_WHAT TO WORK ON_
Below is a listing. Gather each line of it that contains "image".

_DATASET ROWS_
☆ ☆ ☆

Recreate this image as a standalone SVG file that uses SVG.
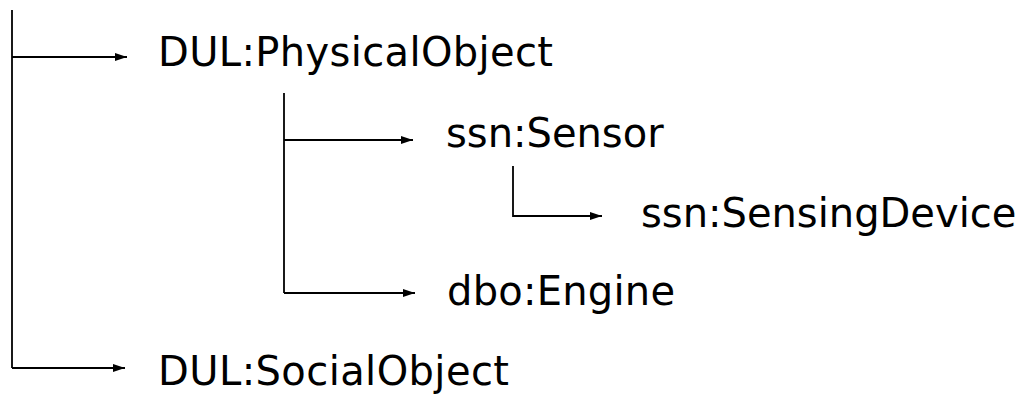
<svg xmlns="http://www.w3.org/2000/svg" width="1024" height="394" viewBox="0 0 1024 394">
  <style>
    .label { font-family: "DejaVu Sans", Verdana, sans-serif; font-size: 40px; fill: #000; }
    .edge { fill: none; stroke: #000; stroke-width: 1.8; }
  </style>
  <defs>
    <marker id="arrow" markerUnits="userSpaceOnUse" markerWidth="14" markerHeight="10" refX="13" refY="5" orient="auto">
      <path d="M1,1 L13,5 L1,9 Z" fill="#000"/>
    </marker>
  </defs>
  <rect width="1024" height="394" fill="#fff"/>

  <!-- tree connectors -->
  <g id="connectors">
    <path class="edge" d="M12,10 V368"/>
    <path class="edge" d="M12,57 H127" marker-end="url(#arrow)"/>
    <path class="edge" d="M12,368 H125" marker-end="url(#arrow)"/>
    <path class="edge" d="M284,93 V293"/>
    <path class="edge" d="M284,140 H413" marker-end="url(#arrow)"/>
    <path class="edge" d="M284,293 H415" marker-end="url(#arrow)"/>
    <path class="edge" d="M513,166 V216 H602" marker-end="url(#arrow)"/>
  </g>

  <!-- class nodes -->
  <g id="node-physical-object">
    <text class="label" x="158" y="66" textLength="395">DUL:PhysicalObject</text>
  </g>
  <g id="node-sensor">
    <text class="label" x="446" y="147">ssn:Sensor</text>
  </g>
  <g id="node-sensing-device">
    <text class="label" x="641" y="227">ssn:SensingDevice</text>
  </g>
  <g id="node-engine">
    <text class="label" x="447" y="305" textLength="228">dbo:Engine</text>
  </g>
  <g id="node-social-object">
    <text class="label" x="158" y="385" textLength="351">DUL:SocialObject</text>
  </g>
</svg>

☆ ☆ ☆

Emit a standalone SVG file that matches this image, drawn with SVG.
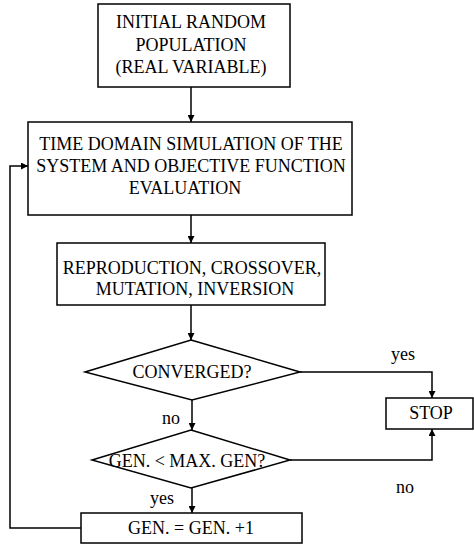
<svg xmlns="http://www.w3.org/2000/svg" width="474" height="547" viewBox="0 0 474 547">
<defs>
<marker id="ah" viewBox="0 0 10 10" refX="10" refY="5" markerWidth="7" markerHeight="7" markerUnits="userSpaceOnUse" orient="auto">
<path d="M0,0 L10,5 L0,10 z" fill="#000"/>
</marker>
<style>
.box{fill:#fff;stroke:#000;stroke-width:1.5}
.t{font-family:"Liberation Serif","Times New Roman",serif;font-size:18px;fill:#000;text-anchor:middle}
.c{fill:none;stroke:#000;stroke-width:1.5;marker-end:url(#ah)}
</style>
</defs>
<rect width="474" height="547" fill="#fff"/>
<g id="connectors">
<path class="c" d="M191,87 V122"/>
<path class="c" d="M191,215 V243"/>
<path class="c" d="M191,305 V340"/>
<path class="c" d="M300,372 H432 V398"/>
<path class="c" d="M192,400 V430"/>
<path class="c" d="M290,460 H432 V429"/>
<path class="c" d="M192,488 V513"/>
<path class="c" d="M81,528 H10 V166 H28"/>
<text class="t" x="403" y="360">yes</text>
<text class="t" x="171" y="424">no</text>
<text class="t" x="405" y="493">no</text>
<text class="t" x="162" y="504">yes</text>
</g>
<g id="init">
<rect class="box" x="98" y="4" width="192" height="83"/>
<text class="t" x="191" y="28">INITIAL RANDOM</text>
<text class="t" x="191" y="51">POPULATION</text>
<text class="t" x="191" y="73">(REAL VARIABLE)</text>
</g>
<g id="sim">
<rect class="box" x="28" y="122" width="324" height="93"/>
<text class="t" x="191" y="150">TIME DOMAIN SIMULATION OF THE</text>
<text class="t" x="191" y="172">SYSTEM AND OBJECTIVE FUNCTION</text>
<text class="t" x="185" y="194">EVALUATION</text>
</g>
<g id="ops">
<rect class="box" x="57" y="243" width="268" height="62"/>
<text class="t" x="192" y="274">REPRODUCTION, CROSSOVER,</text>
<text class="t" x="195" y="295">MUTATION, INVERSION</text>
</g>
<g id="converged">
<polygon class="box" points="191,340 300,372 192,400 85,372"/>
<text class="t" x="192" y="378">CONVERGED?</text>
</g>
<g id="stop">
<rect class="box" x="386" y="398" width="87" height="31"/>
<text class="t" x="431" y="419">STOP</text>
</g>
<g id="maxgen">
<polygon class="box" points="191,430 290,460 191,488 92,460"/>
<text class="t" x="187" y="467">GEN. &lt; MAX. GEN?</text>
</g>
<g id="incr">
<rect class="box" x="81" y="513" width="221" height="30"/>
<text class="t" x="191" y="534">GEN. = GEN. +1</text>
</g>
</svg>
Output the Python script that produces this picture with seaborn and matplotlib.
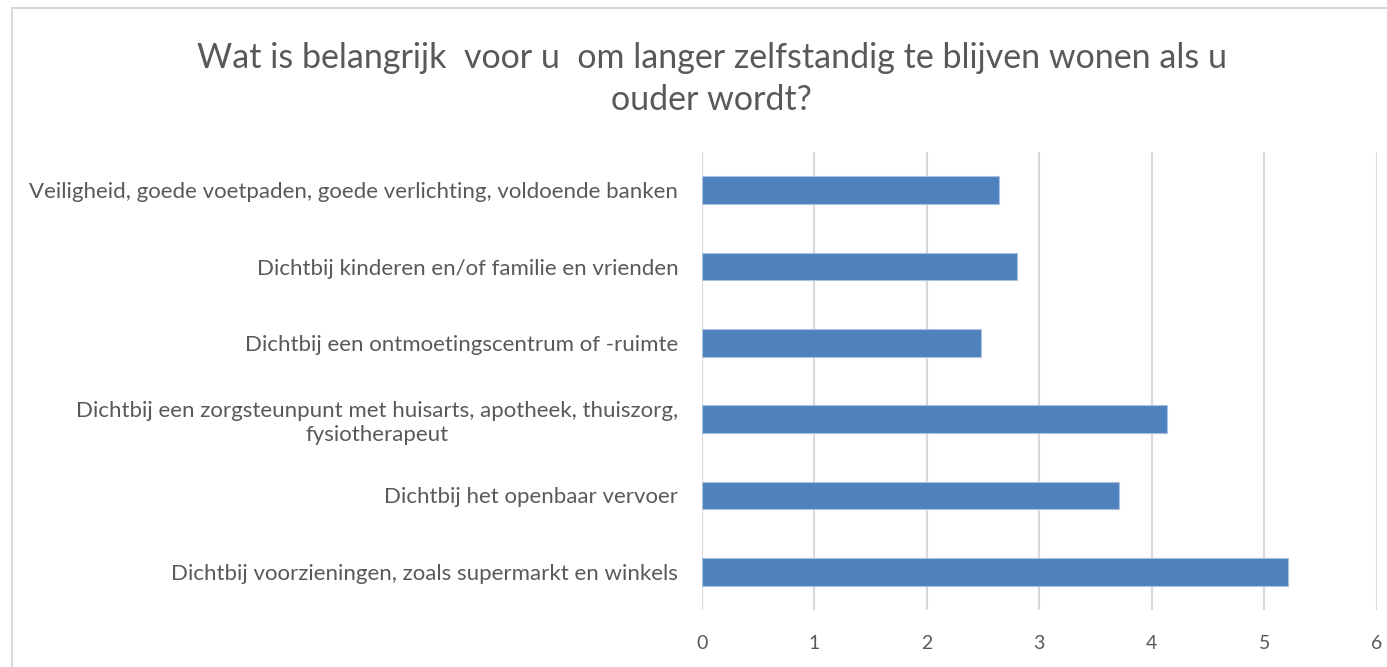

☆ ☆ ☆

_OUTPUT_
Recreate this image as a standalone SVG file that uses SVG.
Emit a standalone SVG file that matches this image, drawn with SVG.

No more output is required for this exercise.